Jobless rate disappoints even Labor Department
WASHINGTON (PAI) - The U.S. unemployment rate stayed unchanged in September at 5.1 percent, the federal government announced Oct. 2. That and low jobs creation – 142,000 new jobs, net, that month – disappointed even the Obama administration’s Labor Department. Of the new jobs, 118,000 were in the private sector. More than half of the 24,000 new government jobs were at state colleges.
Labor Secretary Thomas Perez hailed the continuing recovery from the Great Recession, but admitted it’s slower than last year. The AFL-CIO had no public comments on the numbers.
“We still face significant headwinds.
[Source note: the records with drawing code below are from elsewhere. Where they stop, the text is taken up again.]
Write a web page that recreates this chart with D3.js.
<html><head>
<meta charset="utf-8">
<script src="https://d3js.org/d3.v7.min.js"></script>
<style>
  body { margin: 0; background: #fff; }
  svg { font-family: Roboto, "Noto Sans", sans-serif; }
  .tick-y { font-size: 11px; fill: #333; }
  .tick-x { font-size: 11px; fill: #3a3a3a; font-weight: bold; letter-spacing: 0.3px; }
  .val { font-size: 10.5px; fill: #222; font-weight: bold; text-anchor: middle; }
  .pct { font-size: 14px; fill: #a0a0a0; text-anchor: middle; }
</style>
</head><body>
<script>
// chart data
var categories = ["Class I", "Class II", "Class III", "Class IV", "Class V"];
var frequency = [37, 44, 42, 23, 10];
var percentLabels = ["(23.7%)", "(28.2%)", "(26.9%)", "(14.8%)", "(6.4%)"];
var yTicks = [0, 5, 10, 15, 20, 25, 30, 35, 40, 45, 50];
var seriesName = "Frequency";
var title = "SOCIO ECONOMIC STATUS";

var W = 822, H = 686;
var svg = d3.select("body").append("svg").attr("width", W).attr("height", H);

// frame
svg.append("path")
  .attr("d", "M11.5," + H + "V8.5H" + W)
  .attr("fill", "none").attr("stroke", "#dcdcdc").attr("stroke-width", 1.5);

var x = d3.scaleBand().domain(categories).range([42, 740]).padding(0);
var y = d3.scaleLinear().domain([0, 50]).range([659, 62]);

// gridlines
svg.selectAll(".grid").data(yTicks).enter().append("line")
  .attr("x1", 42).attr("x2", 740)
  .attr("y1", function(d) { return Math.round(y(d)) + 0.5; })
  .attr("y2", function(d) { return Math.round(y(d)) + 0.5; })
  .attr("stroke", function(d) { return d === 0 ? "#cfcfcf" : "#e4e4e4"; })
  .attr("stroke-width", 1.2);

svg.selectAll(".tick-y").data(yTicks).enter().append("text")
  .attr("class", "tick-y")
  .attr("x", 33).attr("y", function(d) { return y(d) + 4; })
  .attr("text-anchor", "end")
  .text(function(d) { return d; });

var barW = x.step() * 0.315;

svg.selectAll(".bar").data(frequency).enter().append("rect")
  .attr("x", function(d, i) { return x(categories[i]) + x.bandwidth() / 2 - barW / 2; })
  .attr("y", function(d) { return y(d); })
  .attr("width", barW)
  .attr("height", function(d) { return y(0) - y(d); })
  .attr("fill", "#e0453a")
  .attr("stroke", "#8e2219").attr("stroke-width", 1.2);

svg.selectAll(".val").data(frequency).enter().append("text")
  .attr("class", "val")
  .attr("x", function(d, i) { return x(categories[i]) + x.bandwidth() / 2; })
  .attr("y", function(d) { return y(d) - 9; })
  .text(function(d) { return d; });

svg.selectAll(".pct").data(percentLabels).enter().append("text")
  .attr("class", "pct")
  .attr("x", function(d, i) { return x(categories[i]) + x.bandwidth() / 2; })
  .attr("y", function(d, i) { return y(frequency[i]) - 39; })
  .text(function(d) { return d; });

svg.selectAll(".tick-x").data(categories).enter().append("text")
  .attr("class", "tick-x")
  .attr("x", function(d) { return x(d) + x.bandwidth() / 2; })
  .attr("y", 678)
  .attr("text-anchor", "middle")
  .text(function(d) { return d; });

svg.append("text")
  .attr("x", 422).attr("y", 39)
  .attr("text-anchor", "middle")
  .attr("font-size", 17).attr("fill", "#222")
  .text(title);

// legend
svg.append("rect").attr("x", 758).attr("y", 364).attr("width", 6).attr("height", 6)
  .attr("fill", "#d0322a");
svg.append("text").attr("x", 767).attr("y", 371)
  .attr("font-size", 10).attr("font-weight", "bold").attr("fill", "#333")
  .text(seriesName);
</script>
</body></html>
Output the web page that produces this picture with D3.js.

We need to do more to provide people with opportunities to compete for good jobs and earn decent wages,” Perez said. “The economy remains out of balance, with too many of the benefits of this recovery enjoyed by too few people,” he said. Workers “are struggling to get by, let alone get ahead. There are steps we can take to restore that balance.”
The Bureau of Labor Statistics reported 7.915 million workers were jobless in September, 114,000 fewer than in August. But double that number (236,000) left the workforce. Private-firm job growth was, as usual, concentrated in low-wage sectors. The three biggest gainers were bars and restaurants (+20,700), health care (+34,400) and retail trade (+23,700).
By contrast, high-paying factories shed 9,000 jobs, while construction added few (+8,000) at the height of the construction season. Construction still had 479,000 officially job-less workers (5.5 percent), while factories had 652,000 (4.1 percent).
Nice boost for construction momentum
The Dodge Data and Analytics "Momentum Index" for U.S. construction moved 5.8 percent higher in September to 133.5 (2000=100) from its August reading of 126.2, it was announced Oct. 7.
The index is a monthly measure of the initial report for nonresidential building projects in planning, which have been shown to lead construction spending for nonresidential buildings by a full year. The impetus behind September’s gain was a 12.0 percent increase from the previous month in institutional building planning.
State and local budgets, which finance many projects in the institutional category, continue to recover from their recessionary weakness. "With this support," said the report, "planning for new institutional buildings has trended upward over the past year, although in a saw-tooth pattern." Commercial construction, on the other hand, is at a more mature stage of its recovery and planning has been relatively more stable. Planning in the commercial category increased 1.8 percent in September.